Kilometer 31  (Kilómetro 31 or km 31)  is a 2006 Mexican supernatural horror film, written and directed by Rigoberto Castañeda. The film is inspired by the Crying Woman legend (La Llorona) and legends about highway ghosts.

Plot 

Following a horrible car accident on a rural wooded road near Mexico City, Agata goes into a coma, and her identical twin sister Catalina begins to experience the pain and terror that her comatose sister is going through. Catalina must try to solve the mystery of her sister's accident next to the Km. 31 marker and discovers a local legend that tells of malignant spirits that prowl the road and who are said to prey on travellers. Following a series of terrifying events, Catalina realizes that their link is growing stronger and that her sister is screaming for help from her unconscious state.

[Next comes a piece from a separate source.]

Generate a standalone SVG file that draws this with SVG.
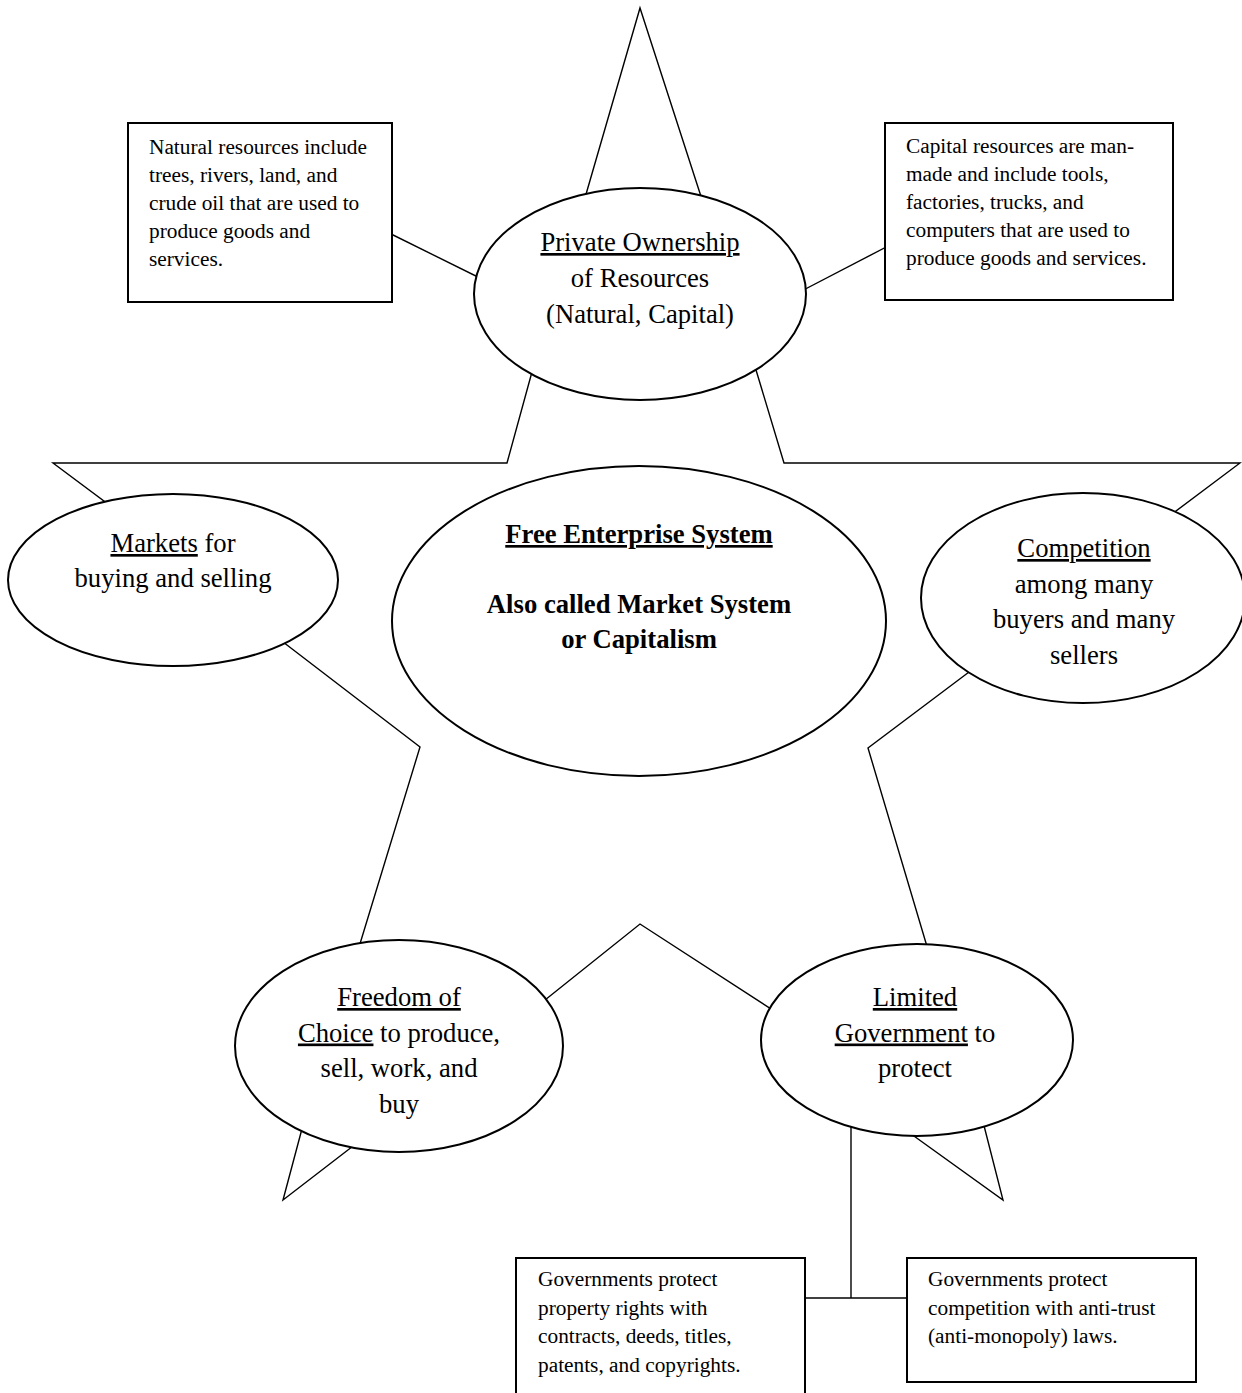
<svg xmlns="http://www.w3.org/2000/svg" width="1242" height="1393" viewBox="0 0 1242 1393">
<style>
.ln{stroke:#000;stroke-width:1.4;fill:none;stroke-linejoin:miter}
.el{fill:#fff;stroke:#000;stroke-width:2}
.bx{fill:#fff;stroke:#000;stroke-width:2}
.t{font-family:"Liberation Serif","Times New Roman",serif;font-size:26.67px;fill:#000;text-anchor:middle}
.b{font-weight:bold}
.s{font-family:"Liberation Serif","Times New Roman",serif;font-size:21.33px;fill:#000}
.u{text-decoration:underline}
</style>
<rect width="1242" height="1393" fill="#fff"/>
<g id="connectors">
<polyline class="ln" points="580,215 640,8 707,215"/>
<polyline class="ln" points="538,350 507,463 53,463 120,513"/>
<polyline class="ln" points="750,350 784,463 1240,463 1160,523"/>
<polyline class="ln" points="270,632 420,747 352,970"/>
<polyline class="ln" points="985,660 868,748 934,970"/>
<polyline class="ln" points="530,1012 640,924 785,1018"/>
<polyline class="ln" points="307,1110 283,1200 370,1133"/>
<polyline class="ln" points="900,1126 1003,1200 980,1110"/>
<line class="ln" x1="385" y1="231" x2="490" y2="283"/>
<line class="ln" x1="790" y1="297" x2="892" y2="244"/>
<line class="ln" x1="851" y1="1120" x2="851" y2="1298"/>
<line class="ln" x1="800" y1="1298" x2="912" y2="1298"/>
</g>
<g id="node-natural">
<rect class="bx" x="128" y="123" width="264" height="179"/>
<text class="s" x="149" y="154">Natural resources include</text>
<text class="s" x="149" y="182">trees, rivers, land, and</text>
<text class="s" x="149" y="210">crude oil that are used to</text>
<text class="s" x="149" y="238">produce goods and</text>
<text class="s" x="149" y="266">services.</text>
</g>
<g id="node-capital">
<rect class="bx" x="885" y="123" width="288" height="177"/>
<text class="s" x="906" y="153">Capital resources are man-</text>
<text class="s" x="906" y="181">made and include tools,</text>
<text class="s" x="906" y="209">factories, trucks, and</text>
<text class="s" x="906" y="237">computers that are used to</text>
<text class="s" x="906" y="265">produce goods and services.</text>
</g>
<g id="node-ownership">
<ellipse class="el" cx="640" cy="294" rx="166" ry="106"/>
<text class="t" x="640" y="251"><tspan class="u">Private Ownership</tspan></text>
<text class="t" x="640" y="287">of Resources</text>
<text class="t" x="640" y="323">(Natural, Capital)</text>
</g>
<g id="node-markets">
<ellipse class="el" cx="173" cy="580" rx="165" ry="86"/>
<text class="t" x="173" y="552"><tspan class="u">Markets</tspan> for</text>
<text class="t" x="173" y="587">buying and selling</text>
</g>
<g id="node-center">
<ellipse class="el" cx="639" cy="621" rx="247" ry="155"/>
<text class="t b" x="639" y="543"><tspan class="u">Free Enterprise System</tspan></text>
<text class="t b" x="639" y="613">Also called Market System</text>
<text class="t b" x="639" y="648">or Capitalism</text>
</g>
<g id="node-competition">
<ellipse class="el" cx="1083" cy="598" rx="162" ry="105"/>
<text class="t" x="1084" y="557"><tspan class="u">Competition</tspan></text>
<text class="t" x="1084" y="592.5">among many</text>
<text class="t" x="1084" y="628">buyers and many</text>
<text class="t" x="1084" y="663.5">sellers</text>
</g>
<g id="node-freedom">
<ellipse class="el" cx="399" cy="1046" rx="164" ry="106"/>
<text class="t" x="399" y="1006"><tspan class="u">Freedom of</tspan></text>
<text class="t" x="399" y="1041.5"><tspan class="u">Choice</tspan> to produce,</text>
<text class="t" x="399" y="1077">sell, work, and</text>
<text class="t" x="399" y="1112.5">buy</text>
</g>
<g id="node-government">
<ellipse class="el" cx="917" cy="1040" rx="156" ry="96"/>
<text class="t" x="915" y="1006"><tspan class="u">Limited</tspan></text>
<text class="t" x="915" y="1041.5"><tspan class="u">Government</tspan> to</text>
<text class="t" x="915" y="1077">protect</text>
</g>
<g id="node-property">
<rect class="bx" x="516" y="1258" width="289" height="145"/>
<text class="s" x="538" y="1286">Governments protect</text>
<text class="s" x="538" y="1314.5">property rights with</text>
<text class="s" x="538" y="1343">contracts, deeds, titles,</text>
<text class="s" x="538" y="1371.5">patents, and copyrights.</text>
</g>
<g id="node-antitrust">
<rect class="bx" x="907" y="1258" width="289" height="124"/>
<text class="s" x="928" y="1286">Governments protect</text>
<text class="s" x="928" y="1314.5">competition with anti-trust</text>
<text class="s" x="928" y="1343">(anti-monopoly) laws.</text>
</g>
</svg>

With the help of her Spanish boyfriend Nuño, Agata's boyfriend Omar, and local detective Martin Ugalde, she discovers that Agata is trapped between life and death, between reality and a terrible netherworld of evil spirits and ancient legend.

Reception 

The film was released on February 2 and was on top in the Mexican box office that weekend. 

The film was released in select cinemas in the United Kingdom, with English subtitles, on December 7, 2007 after its premiere at the Empire Cinema in Leicester Square on 6 November 2007.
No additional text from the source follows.